# Epson9880 Dual CMYK



## suniljhunjhun (Oct 28, 2009)

Dear Friends,

Iam based out of India and have installed an epson 9880 printer with Wasatch softrip TX 6.5 edition. I am using J-teck ink and jetcol paper. I want to set this printer as a DUAL CMYK. I read this advice in the wastch website to do it.
http://www.wasatch.com/pdf/creatingCustomInksets.pdf
But the option to create custom inksets is not available.
Can somebody help me get the custom inkset creator, or could somebody here create a custom inkset for Dual CMYK, and C M Y K LC LM with orange and Blue for the epson 9880 printer and send to me. 
Also can sombody tell me if I could Dilute the Black ink and Make Light Black And Light Light Balck. If so in what ratio do I have to Dilute.

Best Regards


----------



## PositiveDave (Dec 1, 2008)

Custom inksets are available on that printer:
In Print Setup, printer model should be 9880 (Custom), there are several other choices.
Go to Edit>Properties and choose the Custom Inkset tab.
You need to tell the printer what the colours of your ink are by measuring with a colorimeter.
Do not dilute inks unless you have the manufacturers diluent, you will probably end up with poor drying and/or nozzle blocking.


----------



## suniljhunjhun (Oct 28, 2009)

Thanks for the reply Dave.

But my wasatch softrip TX 6.5 does not seem to have a custom inkset tab. 
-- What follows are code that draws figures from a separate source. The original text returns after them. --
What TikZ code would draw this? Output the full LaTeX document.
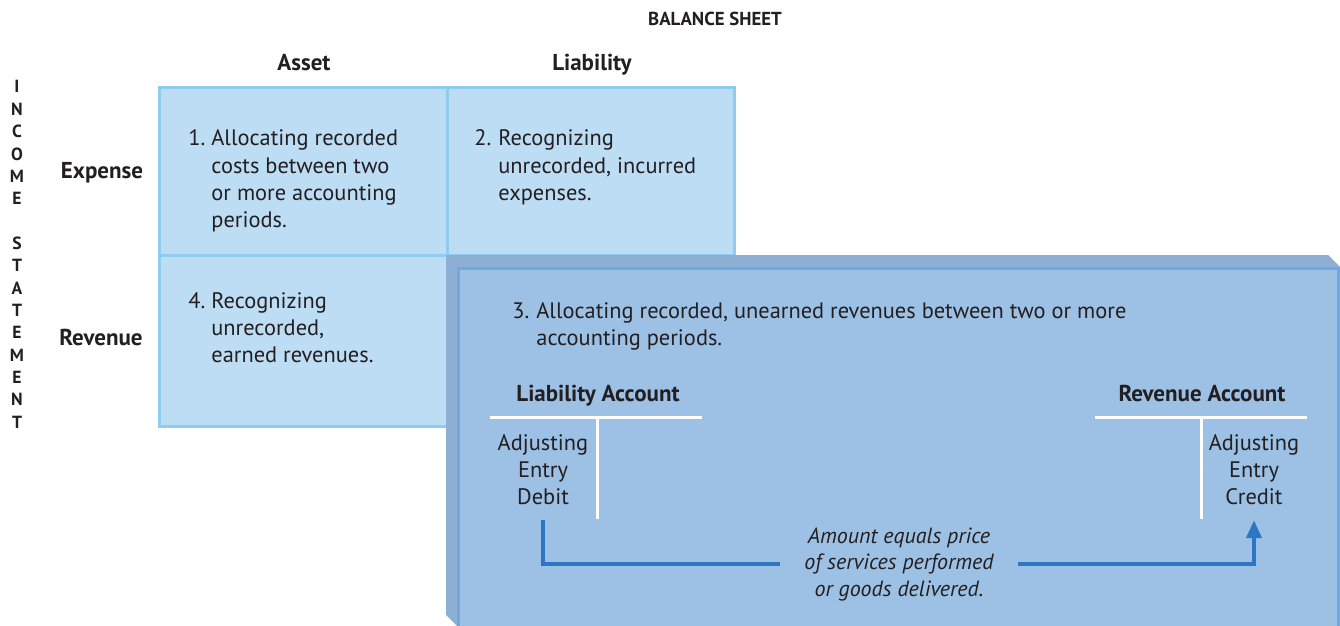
\documentclass[tikz,border=0pt]{standalone}
\usepackage{fontspec}
\setmainfont{PT Sans}
\usetikzlibrary{positioning}
\usetikzlibrary{arrows.meta}

\definecolor{gridfill}{HTML}{BDDDF4}
\definecolor{gridedge}{HTML}{8FCDF0}
\definecolor{boxfill}{HTML}{9CC1E5}
\definecolor{boxedge}{HTML}{6EA8DF}
\definecolor{boxbevel}{HTML}{8DAFD4}
\definecolor{flowblue}{HTML}{2E75C2}
\definecolor{ink}{HTML}{231F20}

\tikzset{
  body/.style={inner sep=0,text=ink,font=\fontsize{11.2}{13.65}\selectfont},
  head/.style={inner sep=0,text=ink,font=\bfseries\fontsize{11.5}{13.8}\selectfont},
  title/.style={inner sep=0,text=ink,font=\bfseries\fontsize{9.4}{11.3}\selectfont},
  side/.style={inner sep=0,text=ink,font=\bfseries\fontsize{8.8}{11.17}\selectfont},
  note/.style={inner xsep=12pt,inner ysep=0,text=ink,font=\itshape\fontsize{11}{13.25}\selectfont},
  tline/.style={draw=white,line width=1.5pt},
  flow/.style={draw=flowblue,line width=2pt}
}

\begin{document}
\begin{tikzpicture}[x=0.5pt,y=-0.5pt]

    \useasboundingbox (0,0) rectangle (1340,626);

    % Grid of the four adjustments
    \draw [gridedge,fill=gridfill,line width=1.5pt] (159,88) rectangle (734,426);
    \draw [gridedge,line width=1.5pt] (447,88) -- (447,426);
    \draw [gridedge,line width=1.5pt] (159,255) -- (734,255);

    % Raised panel for case 3
    \fill [boxbevel] (446,255) -- (1328,255) -- (1340,267) -- (1340,626)
        -- (457,626) -- (446,615) -- cycle;
    \draw [boxedge,fill=boxfill,line width=1.5pt] (458.5,268.5) rectangle (1338.5,640);

    % Place nodes
    \node [title] (bs) at (715,19) {BALANCE SHEET};
    \node [head,anchor=base] (asset) at (304,71) {Asset};
    \node [head,anchor=base] (liab) at (592,71) {Liability};
    \node [head,anchor=base] (expense) at (102,178) {Expense};
    \node [head,anchor=base] (revenue) at (101,345) {Revenue};
    \node [side,anchor=base] (income) at (17,93)
        {\begin{tabular}[t]{@{}c@{}}I\\N\\C\\O\\M\\E\\ \\S\\T\\A\\T\\E\\M\\E\\N\\T\end{tabular}};

    \node [body,anchor=base west] (case1) at (188,146)
        {\begin{tabular}[t]{@{}p{11.5pt}@{}l@{}}1. & Allocating recorded\\ & costs between two\\
         & or more accounting\\ & periods.\end{tabular}};
    \node [body,anchor=base west] (case2) at (474,146)
        {\begin{tabular}[t]{@{}p{12pt}@{}l@{}}2. & Recognizing\\ & unrecorded, incurred\\
         & expenses.\end{tabular}};
    \node [body,anchor=base west] (case4) at (188,308)
        {\begin{tabular}[t]{@{}p{11.5pt}@{}l@{}}4. & Recognizing\\ & unrecorded,\\
         & earned revenues.\end{tabular}};
    \node [body,anchor=base west] (case3) at (512,318)
        {\begin{tabular}[t]{@{}p{12pt}@{}l@{}}3. & Allocating recorded, unearned revenues between two or more\\
         & accounting periods.\end{tabular}};

    % T accounts
    \node [head,anchor=base] (liabacct) at (598,401) {Liability Account};
    \node [head,anchor=base] (revacct) at (1202,401) {Revenue Account};
    \draw [tline] (490,417.5) -- (702,417.5);
    \draw [tline] (597,417.5) -- (597,519);
    \draw [tline] (1095,417.5) -- (1307,417.5);
    \draw [tline] (1201,417.5) -- (1201,519);

    \node [body,anchor=base] (debit) at (543,450)
        {\begin{tabular}[t]{@{}c@{}}Adjusting\\Entry\\Debit\end{tabular}};
    \node [body,anchor=base] (credit) at (1254,450)
        {\begin{tabular}[t]{@{}c@{}}Adjusting\\Entry\\Credit\end{tabular}};
    \node [note,anchor=base] (amount) at (899,543)
        {\begin{tabular}[t]{@{}c@{}}Amount equals price\\of services performed\\or goods delivered.\end{tabular}};

    % Debit to credit
    \draw [flow,shorten <=3.5pt] (debit.south) |- (amount.west);
    \draw [flow,-{Triangle[length=9pt,width=7.5pt]},shorten >=3.5pt] (amount.east) -| (credit.south);

\end{tikzpicture}
\end{document}
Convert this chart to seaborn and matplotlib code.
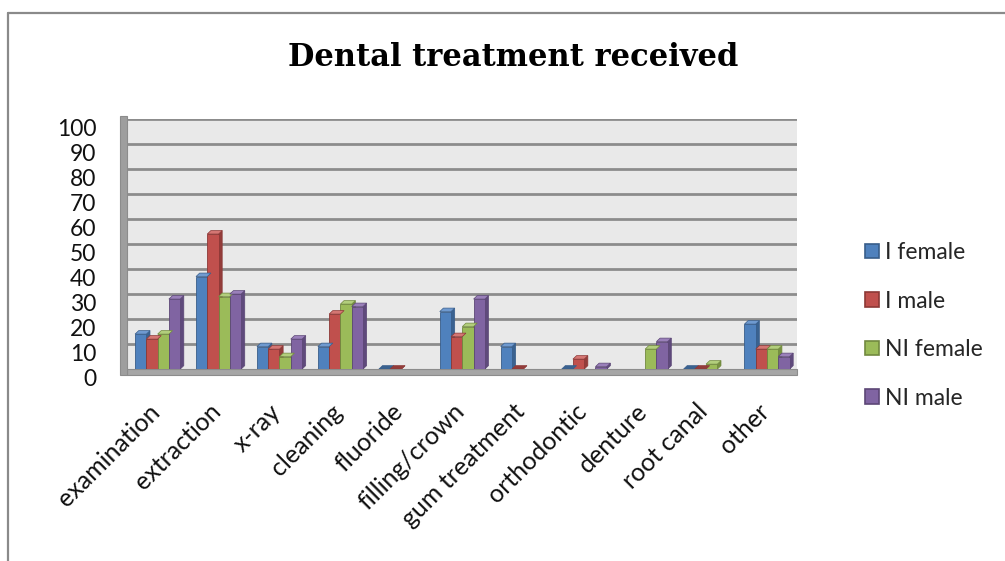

I just bought this software from the dealer for 1800$ and he does not seem to know much about the software. He is recommending an upgrade to 6.6 for another 2.5k. Thats why i asked if somebody could create the required inkset and send it to me it would be really helpful.

Required Inksets

Epson 9880 Dual C M Y K

Epson 9800 C M Y K LC LM Orange & blue (Instead of LK & LLK)

Regards
Sunil


----------



## suniljhunjhun (Oct 28, 2009)

Thanks Dave. But my wasatch softrip tx 6.5 does not seem to have a custom inkset tab at all. That's why i was asking sombody to make these inksets and send to me. Just spent 2000 $ buying the software and now Wasatch is asking for more money to upgrade to 6.6 for the custom inkset creator. If somebody will make the inkset for me and send it I will save a lot of money.



Epson 9880 with inkset of Dual C M Y K
Epson 9880 wirh inkset For C M Y K LC LM Orange and Blue (Instead of LK & LLK)

Regards
Sunil
[email protected]


----------



## PositiveDave (Dec 1, 2008)

You need to measure the colours for your inks, I can't do it.


----------